第4章 Introduction
Today, before any audience in the world, I can hold a Visa card overhead and ask,“How many of you recognize this?” Every hand in the room will go up.When I ask,“How many of you can tell me who owns it, how it's governed, or where to buy shares?” a dead silence comes over the room. Something incredible happened, but what, and how?
In 1969, Visa was little more than a set of unorthodox convictions about organization slowly growing in the mind of a young corporate rebel. In 2004, its products are created by 21,000 owner/member financial institutions and used by more than a billion people to purchase $3.2 trillion of goods and services at 20 million merchant locations in more than 150 countries, the largest block of consumer purchasing power in the global economy. For thirty-five years, it has grown from 15 to 50 percent, compounded annually, with no end in sight.
But this book is much more than the story of the scarcely believable events that brought Visa into being and led to its extraordinary success. It is also the story of an introverted, smalltown child, passionate to read, dream, and wander the woods, the youngest of six, born to parents with but an eighth-grade education. It's a story of crushing confinement and interminable boredom in school and church, along with sharp, rising awareness of the chasm between how institutions profess to function and how they actually do; what they claim to do for people and what they actually do to them. It's about three compelling questions arising from that awareness:
Why are institutions, everywhere, whether political, commercial, or social, increasingly unable to manage their affairs?
Why are individuals, everywhere, increasingly in conflict with and alienated from the institutions of which they are part?
Why are society and the biosphere increasingly in disarray?
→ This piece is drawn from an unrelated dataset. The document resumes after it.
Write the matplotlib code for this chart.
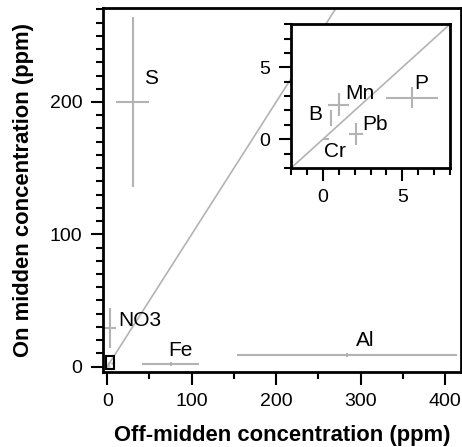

It's a story of a lifelong search for the answer to those questions, which had everything to do with the formation of Visa. It's a story of harboring four beasts that inevitably devour their keeper; ego, envy, avarice, and ambition; and of a great bargain, trading ego for humility, envy for equanimity, avarice for time, and ambition for liberty. It's a story of events impossible to foresee, that sent a man of seventy on a journey more improbable than Visa, and infinitely more important.
Beyond all else, it's a story of the future; of something trying to happen; of a four-hundred year old age rattling in its deathbed as another struggles to be born. It is not just my story, although I am in it. It is not just your story, although you are in it. It is a story of us all.